In contrast to BWL, there have been proposed prototype methods of HIFU- and histotripsy-based lithotripsy that actively makes use of cloud cavitation for stone comminution (Duryea et al., 2011; Ikeda et al., 2006; Matsumoto and Yoshizawa, 2005; Yoshizawa et al., 2009). Particularly, the HIFU-based method uses HIFU waves with a waveform that alternately combines wave packets of high and low frequencies, called cavitation-control (C-C) waveform, whose effectiveness was demonstrated in experiments in vitro. The high- and low-frequency components are designed to excite cloud cavitation on the surface of a stone and trigger violent collapse of the clouds to erode the stone, respectively. Such a multi-frequency strategy could also be applied to BWL for enhancement of stone fragmentation.

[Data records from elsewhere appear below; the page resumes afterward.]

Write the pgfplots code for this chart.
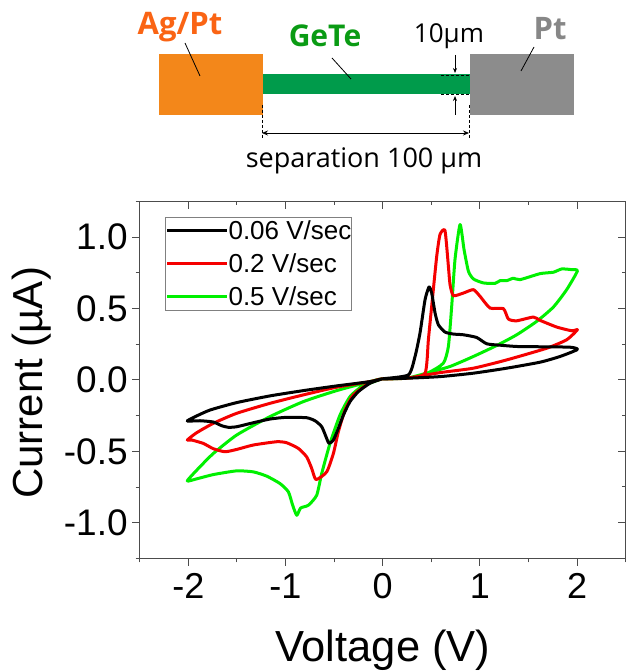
\documentclass[border=0pt]{standalone}
\usepackage{pgfplots}
\pgfplotsset{compat=1.18}
\usepackage{fontspec}
\setmainfont{Liberation Sans}
\newfontfamily\tah{Open Sans}
\usetikzlibrary{arrows.meta}
\definecolor{agc}{RGB}{243,135,26}
\definecolor{agt}{RGB}{250,100,20}
\definecolor{gete}{RGB}{0,155,75}
\definecolor{getet}{RGB}{10,155,20}
\definecolor{ptc}{RGB}{140,140,140}
\definecolor{ptt}{RGB}{135,135,135}
\definecolor{lg}{RGB}{0,240,0}
\definecolor{rd}{RGB}{245,0,0}
\pgfplotstableread{
V I
0.000 0.000
0.254 0.005
0.477 0.044
0.631 0.110
0.683 0.227
0.717 0.508
0.751 0.836
0.803 1.081
0.844 0.906
0.889 0.754
0.940 0.700
1.043 0.672
1.163 0.669
1.214 0.688
1.283 0.688
1.352 0.705
1.420 0.695
1.626 0.737
1.763 0.747
1.849 0.770
1.952 0.765
2.010 0.756
1.900 0.625
1.763 0.503
1.592 0.403
1.386 0.309
1.180 0.234
0.940 0.157
0.700 0.087
0.477 0.044
0.254 0.005
0.000 0.000
-0.123 -0.019
-0.466 -0.082
-0.809 -0.159
-1.152 -0.264
-1.495 -0.393
-1.735 -0.522
-1.889 -0.627
-2.003 -0.714
-1.907 -0.700
-1.735 -0.670
-1.495 -0.644
-1.324 -0.651
-1.186 -0.681
-1.049 -0.733
-0.963 -0.791
-0.919 -0.885
-0.877 -0.955
-0.837 -0.904
-0.758 -0.885
-0.672 -0.815
-0.620 -0.662
-0.535 -0.452
-0.432 -0.253
-0.329 -0.124
-0.209 -0.054
-0.054 -0.012
0.000 0.000
}\greendata
\pgfplotstableread{
V I
0.000 0.000
0.254 0.005
0.443 0.040
0.477 0.274
0.511 0.508
0.563 0.859
0.597 1.011
0.648 1.039
0.683 0.789
0.700 0.660
0.734 0.583
0.837 0.601
0.940 0.625
1.009 0.578
1.112 0.496
1.249 0.492
1.300 0.419
1.386 0.407
1.557 0.433
1.626 0.410
1.798 0.363
1.952 0.337
2.010 0.344
1.900 0.274
1.695 0.215
1.283 0.133
0.940 0.075
0.597 0.044
0.254 0.005
0.000 0.000
-0.123 -0.019
-0.466 -0.058
-0.809 -0.112
-1.152 -0.171
-1.495 -0.241
-1.735 -0.311
-1.907 -0.377
-2.003 -0.428
-1.958 -0.428
-1.838 -0.452
-1.735 -0.489
-1.615 -0.510
-1.495 -0.494
-1.324 -0.463
-1.083 -0.440
-0.981 -0.447
-0.860 -0.487
-0.775 -0.546
-0.723 -0.627
-0.679 -0.705
-0.569 -0.651
-0.500 -0.522
-0.449 -0.370
-0.380 -0.218
-0.294 -0.112
-0.123 -0.026
0.000 0.000
}\reddata
\pgfplotstableread{
V I
0.000 0.000
0.271 0.005
0.597 0.016
0.940 0.040
1.283 0.075
1.626 0.117
1.832 0.157
2.010 0.206
1.935 0.222
1.626 0.225
1.386 0.227
1.214 0.236
1.077 0.246
0.974 0.290
0.837 0.309
0.734 0.314
0.648 0.328
0.580 0.379
0.546 0.461
0.511 0.602
0.484 0.644
0.443 0.555
0.391 0.321
0.340 0.157
0.271 0.028
0.000 0.000
-0.123 -0.019
-0.466 -0.049
-0.809 -0.082
-1.152 -0.119
-1.495 -0.166
-1.769 -0.218
-1.924 -0.265
-2.003 -0.295
-1.872 -0.293
-1.735 -0.302
-1.649 -0.328
-1.581 -0.339
-1.495 -0.335
-1.324 -0.307
-1.152 -0.281
-0.981 -0.269
-0.775 -0.272
-0.689 -0.293
-0.620 -0.335
-0.569 -0.417
-0.545 -0.452
-0.500 -0.428
-0.449 -0.346
-0.397 -0.253
-0.329 -0.159
-0.243 -0.089
-0.123 -0.030
0.000 0.000
}\blackdata
\pgfplotsset{common/.style={
  at={(139.7pt,113.6pt)},anchor=south west,
  scale only axis,width=486pt,height=357pt,
  xmin=-2.5,xmax=2.5,ymin=-1.25,ymax=1.25,
  axis line style={line width=1.1pt,black!70},
  tick style={line width=1pt,black!70},
  xtick={-2,-1,0,1,2},minor xtick={-2.5,-1.5,-0.5,0.5,1.5,2.5},
  ytick={-1,-0.5,0,0.5,1},minor ytick={-1.25,-0.75,-0.25,0.25,0.75,1.25},
  major tick length=7.5pt,minor tick length=4pt,
}}
\begin{document}
\begin{tikzpicture}[x=1pt,y=1pt]
\begin{axis}[common,
  tick align=inside,
  axis x line*=top,axis y line*=right,
  xticklabels={},yticklabels={},
]
\addplot[draw=none,forget plot] coordinates {(0,0)};
\end{axis}
\begin{axis}[common,
  tick align=outside,
  axis x line*=bottom,axis y line*=left,
  /pgf/number format/assume math mode=true,
  /pgf/number format/fixed,/pgf/number format/fixed zerofill,
  /pgf/number format/precision=1,
  yticklabel style={font=\fontsize{37}{37}\selectfont,xshift=-1pt},
  xticklabel style={font=\fontsize{36}{36}\selectfont,yshift=-4pt,/pgf/number format/precision=0,/pgf/number format/fixed zerofill=false},
  xlabel={Voltage (V)},ylabel={Current (µA)},
  xlabel style={font=\fontsize{43.5}{43.5}\selectfont,yshift=-24pt},
  ylabel style={font=\fontsize{42}{42}\selectfont,yshift=6pt,xshift=-3pt},
  legend style={at={(25.5pt,341.5pt)},anchor=north west,draw=black!50,line width=.7pt,
    font=\fontsize{26}{26}\selectfont,inner xsep=0pt,inner ysep=3.5pt,row sep=13pt,fill=none,
    nodes={inner ysep=0pt,inner xsep=0pt,text height=19pt,text depth=1pt},
    /tikz/every even column/.append style={column sep=10pt}},
  legend cell align=left,
  legend image code/.code={\draw[#1,line width=3pt] (0pt,0pt)--(60pt,0pt);},
]
\addlegendimage{black}\addlegendentry{0.06 V/sec}
\addlegendimage{rd}\addlegendentry{0.2 V/sec}
\addlegendimage{lg}\addlegendentry{0.5 V/sec}
\addplot[lg,line width=3pt,line join=round,smooth,tension=0.35,forget plot,xshift=-.7pt,yshift=1pt] table[x=V,y=I]{\greendata};
\addplot[rd,line width=3pt,line join=round,smooth,tension=0.35,forget plot,xshift=-.7pt,yshift=1pt] table[x=V,y=I]{\reddata};
\addplot[black,line width=3pt,line join=round,smooth,tension=0.35,forget plot,xshift=-.7pt,yshift=1pt] table[x=V,y=I]{\blackdata};
\end{axis}
% schematic
\fill[agc] (158.5,557) rectangle (262.5,618);
\fill[gete] (262.5,577.5) rectangle (470,598);
\fill[ptc] (470,557) rectangle (574,618);
\draw[line width=.8pt] (185,629)--(200,596);
\draw[line width=.8pt] (332,614)--(351,593);
\draw[line width=.8pt] (534,625)--(521,601);
\draw[line width=.6pt,densely dashed] (441,597)--(470,597) (441,577.5)--(470,577.5);
\draw[-{Stealth[length=5pt,width=4pt]},line width=.7pt] (455,617)--(455,599);
\draw[-{Stealth[length=5pt,width=4pt]},line width=.7pt] (455,557)--(455,576);
\draw[line width=.6pt,densely dashed] (262,567)--(262,533) (469,567)--(469,533);
\draw[{Stealth[length=6pt,width=5pt]}-{Stealth[length=6pt,width=5pt]},line width=.8pt] (262,539)--(469,539);
\node[anchor=base,inner sep=0pt,font=\tah\fontsize{27}{27}\selectfont] at (364,504) {separation 100 µm};
\node[anchor=base,inner sep=0pt,font=\tah\fontsize{26}{26}\selectfont] at (449,629) {10µm};
\node[anchor=base,inner sep=0pt,font=\tah\bfseries\fontsize{31}{31}\selectfont,text=agt] at (180,637) {Ag/Pt};
\node[anchor=base,inner sep=0pt,font=\tah\bfseries\fontsize{30}{30}\selectfont,text=getet] at (325,625) {GeTe};
\node[anchor=base,inner sep=0pt,font=\tah\bfseries\fontsize{31}{31}\selectfont,text=ptt] at (550,632) {Pt};
\pgfresetboundingbox
\path[use as bounding box] (0,0) rectangle (625,672);
\end{tikzpicture}
\end{document}
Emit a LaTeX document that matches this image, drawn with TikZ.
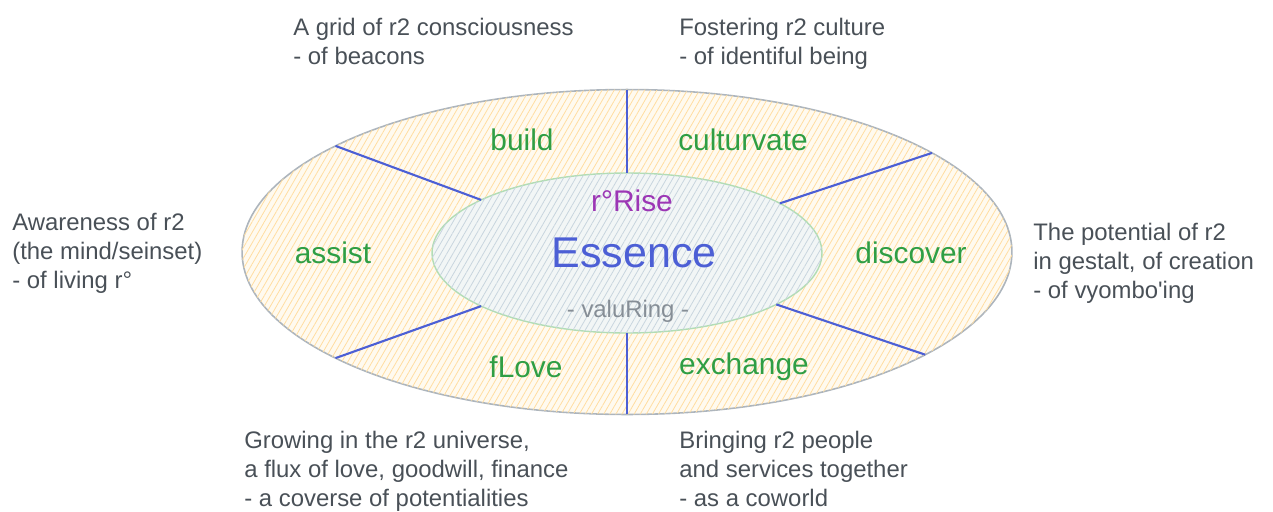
\documentclass[tikz,border=0pt]{standalone}
\usepackage{fontspec}
\setmainfont{Liberation Sans}
\usepackage{tikz}
\usetikzlibrary{shapes.geometric}
\usetikzlibrary{patterns.meta}
\definecolor{txtgray}{HTML}{495057}
\definecolor{ringgreen}{HTML}{2F9E44}
\definecolor{spokeblue}{HTML}{4C5FD5}
\definecolor{risepurple}{HTML}{9C36B5}
\definecolor{valugray}{HTML}{868E96}
\definecolor{outerline}{HTML}{ADB5BD}
\definecolor{outerfill}{HTML}{FFFAEF}
\definecolor{outerhatch}{HTML}{FFDDA0}
\definecolor{innerline}{HTML}{B2DDB5}
\definecolor{innerfill}{HTML}{F2F6F6}
\definecolor{innerhatch}{HTML}{C8D5DE}
\tikzstyle{desc}=[text=txtgray,align=left,anchor=base west,inner sep=0pt,font=\fontsize{13.6}{16.4}\selectfont]
\tikzstyle{sector}=[text=ringgreen,font=\fontsize{17}{20}\selectfont]
\tikzstyle{spoke}=[draw=spokeblue,line width=1.2pt]
\tikzstyle{ring}=[ellipse,inner sep=0pt,outer sep=0pt]
\tikzset{hatch/.style={pattern={Lines[angle=60,distance=3pt,line width=0.45pt]},pattern color=#1}}

\begin{document}
\begin{tikzpicture}[x=0.02cm,y=-0.02cm]
  \useasboundingbox (0,0) rectangle (1273,511);
  % rings
  \node[ring,draw=outerline,line width=0.9pt,fill=outerfill,
    postaction={hatch=outerhatch},minimum width=15.4cm,minimum height=6.5cm] (outer) at (627,252) {};
  \node[ring,draw=innerline,line width=0.8pt,fill=innerfill,
    postaction={hatch=innerhatch},minimum width=7.8cm,minimum height=3.2cm] (inner) at (627,253) {};
  % spokes
  \draw[spoke] (inner.90) -- (outer.90);
  \draw[spoke] (inner.160) -- (outer.160);
  \draw[spoke] (inner.18) -- (outer.18);
  \draw[spoke] (inner.200) -- (outer.200);
  \draw[spoke] (inner.-19) -- (outer.-19);
  \draw[spoke] (inner.270) -- (outer.270);
  % core
  \node[text=risepurple,font=\fontsize{17}{20}\selectfont] (rise) at (632,201) {r°Rise};
  \node[text=spokeblue,font=\fontsize{24.5}{28}\selectfont] (essence) at (634,253) {Essence};
  \node[text=valugray,font=\fontsize{13.6}{16}\selectfont] (valu) at (628,311) {- valuRing -};
  % sectors
  \node[sector] (build) at (522,140) {build};
  \node[sector] (cult) at (743,140) {culturvate};
  \node[sector] (assist) at (333,253) {assist};
  \node[sector] (disc) at (911,253) {discover};
  \node[sector] (flove) at (526,367) {fLove};
  \node[sector] (exch) at (744,367) {exchange};
  % descriptions (base = last line)
  \node[desc] (grid) at (293,64) {A grid of r2 consciousness\\- of beacons};
  \node[desc] (foster) at (679,64) {Fostering r2 culture\\- of identiful being};
  \node[desc] (aware) at (12,288) {Awareness of r2\\(the mind/seinset)\\- of living r°};
  \node[desc] (poten) at (1033,298) {The potential of r2\\in gestalt, of creation\\- of vyombo\textquotesingle ing};
  \node[desc] (grow) at (244,506) {Growing in the r2 universe,\\a flux of love, goodwill, finance\\- a coverse of potentialities};
  \node[desc] (bring) at (679,506) {Bringing r2 people\\and services together\\- as a coworld};
\end{tikzpicture}
\end{document}
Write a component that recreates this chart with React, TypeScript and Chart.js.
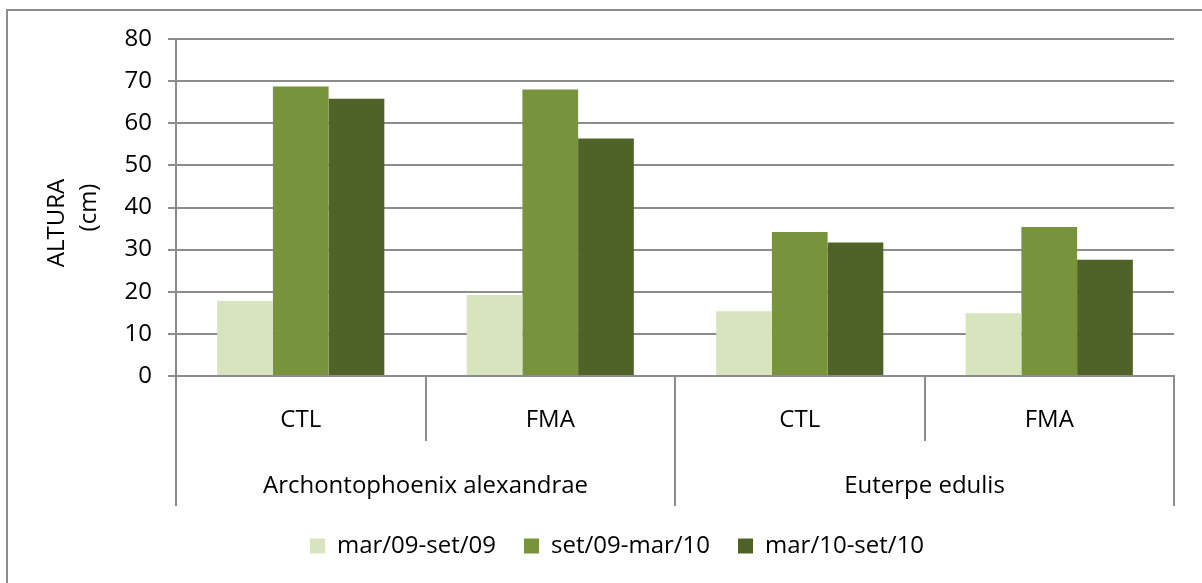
import React, { useEffect, useRef } from "react";
import { Chart, registerables } from "chart.js";

Chart.register(...registerables);

const categories = ["CTL", "FMA", "CTL", "FMA"];
const groups = ["Archontophoenix alexandrae", "Euterpe edulis"];
const seriesNames = ["mar/09-set/09", "set/09-mar/10", "mar/10-set/10"];
const marSet09 = [17.8, 19.2, 15.4, 14.9];
const setMar10 = [68.7, 68.0, 34.2, 35.4];
const marSet10 = [65.8, 56.4, 31.7, 27.6];
const seriesColors = ["#D7E4BD", "#77933C", "#4F6228"];
const yTicks = { min: 0, max: 80, step: 10 };
const yTitle = ["ALTURA     ", "(cm)"];

const GRID = "#8c8c8c";
const FONT = "'Open Sans', 'DejaVu Sans', sans-serif";
const FS = 24;

const frame = {
  id: "frame",
  beforeDraw(chart: any) {
    const ctx = chart.ctx;
    ctx.save();
    ctx.fillStyle = "#ffffff";
    ctx.fillRect(0, 0, chart.width, chart.height);
    ctx.strokeStyle = GRID;
    ctx.lineWidth = 2;
    ctx.strokeRect(7, 10, chart.width, chart.height);
    ctx.restore();
  },
};

export default function App() {
  const ref = useRef<HTMLCanvasElement | null>(null);

  useEffect(() => {
    if (!ref.current) return;
    const series = [marSet09, setMar10, marSet10];
    const chart = new Chart(ref.current, {
      type: "bar",
      data: {
        labels: categories,
        datasets: series.map((d, i) => ({
          label: seriesNames[i],
          data: d,
          backgroundColor: seriesColors[i],
          borderWidth: 0,
          barPercentage: 1,
          categoryPercentage: 0.67,
        })),
      },
      plugins: [frame],
      options: {
        responsive: false,
        animation: false,
        events: [],
        font: { family: FONT, size: FS },
        layout: { padding: { left: 60, right: 28, top: 39, bottom: 15 } },
        plugins: {
          tooltip: { enabled: false },
          legend: {
            position: "bottom",
            labels: {
              boxWidth: 15,
              boxHeight: 15,
              padding: 28,
              color: "#000",
              font: { family: FONT, size: FS },
            },
          },
        },
        scales: {
          x: {
            type: "category",
            weight: 0,
            grid: {
              offset: true,
              drawOnChartArea: false,
              tickLength: 65,
              color: GRID,
              lineWidth: 2,
            },
            border: { display: true, color: GRID, width: 2 },
            ticks: {
              padding: -35,
              color: "#000",
              maxRotation: 0,
              autoSkip: false,
              font: { family: FONT, size: FS },
            },
            afterFit: (s: any) => {
              s.height = 65;
            },
          },
          x2: {
            type: "category",
            labels: groups,
            position: "bottom",
            weight: 1,
            offset: true,
            grid: {
              offset: true,
              drawOnChartArea: false,
              tickLength: 65,
              color: GRID,
              lineWidth: 2,
            },
            border: { display: false },
            ticks: {
              padding: -34,
              color: "#000",
              maxRotation: 0,
              autoSkip: false,
              font: { family: FONT, size: FS },
            },
            afterFit: (s: any) => {
              s.height = 65;
            },
          },
          y: {
            min: yTicks.min,
            max: yTicks.max,
            ticks: {
              stepSize: yTicks.step,
              padding: 16,
              color: "#000",
              font: { family: FONT, size: FS },
            },
            grid: { color: GRID, lineWidth: 2, tickLength: 8 },
            border: { display: true, color: GRID, width: 2 },
            title: {
              display: true,
              text: yTitle,
              color: "#000",
              padding: { top: -19, bottom: 0 },
              font: { family: FONT, size: FS, lineHeight: 1.35 },
            },
            afterFit: (s: any) => {
              s.width = 116;
            },
          },
        },
      } as any,
    });
    return () => chart.destroy();
  }, []);

  return (
    <div style={{ position: "fixed", left: 0, top: 0, width: 1202, height: 583 }}>
      <canvas ref={ref} width={1202} height={583} style={{ display: "block" }} />
    </div>
  );
}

We need to recall that, however, cavitation may need precise control such that efficacy and safety are not sacrificed. To date, understanding of cavitation erosion in lithotripsy has remained anecdotal; cavitation bubbles in the vicinity of or attached on a material's surface may cause erosion and fracture of the material due to non-spherical collapse (Crum, 1988; Johnsen and Colonius, 2009; Philipp and Lauterborn, 1998; Zhong et al., 1993), while the underlying physical mechanisms, including fluid–structure interactions and fracture mechanics, have not been fully elucidated. We believe that further understanding of the complex physical mechanisms will be crucial in designing better treatment.

V. CONCLUSION

In this paper, the energy shielding of kidney stones by bubble clouds nucleated on the surface of the stone during the passage of a burst wave was quantified through a combined experimental and numerical approach. Simulated evolution of the bubble cloud and the bubble-scattered acoustics using a compressible, multicomponent flow solver showed quantitative agreement with the results of high-speed photography and acoustic measurements. Results of the simulation revealed that the magnitude of the energy shielding by a thin layer of bubble cloud can reach up to 90% of the total energy of the burst wave that would otherwise be transmitted into the stone, indicating a large potential loss of efficacy of the treatment of BWL due to cloud cavitation. The results extend the previous studies of bubble cloud dynamics in ultrasound fields (Maeda and Colonius, 2018a; Maeda et al., 2015). Furthermore, we discovered a strong correlation between the magnitude of the shielding and the amplitude of the backscattered acoustics. This correlation could be used, for example, to monitor the magnitude of the shielding in a kidney by measuring the scattered acoustics outside the human body in real time during the treatment of BWL, and adjust parameters to minimize the shielding during a procedure. Future work includes assessment of the effect of the waveform on the energy shielding as well as extension of the combined experimental and numerical setups to model environments in vivo.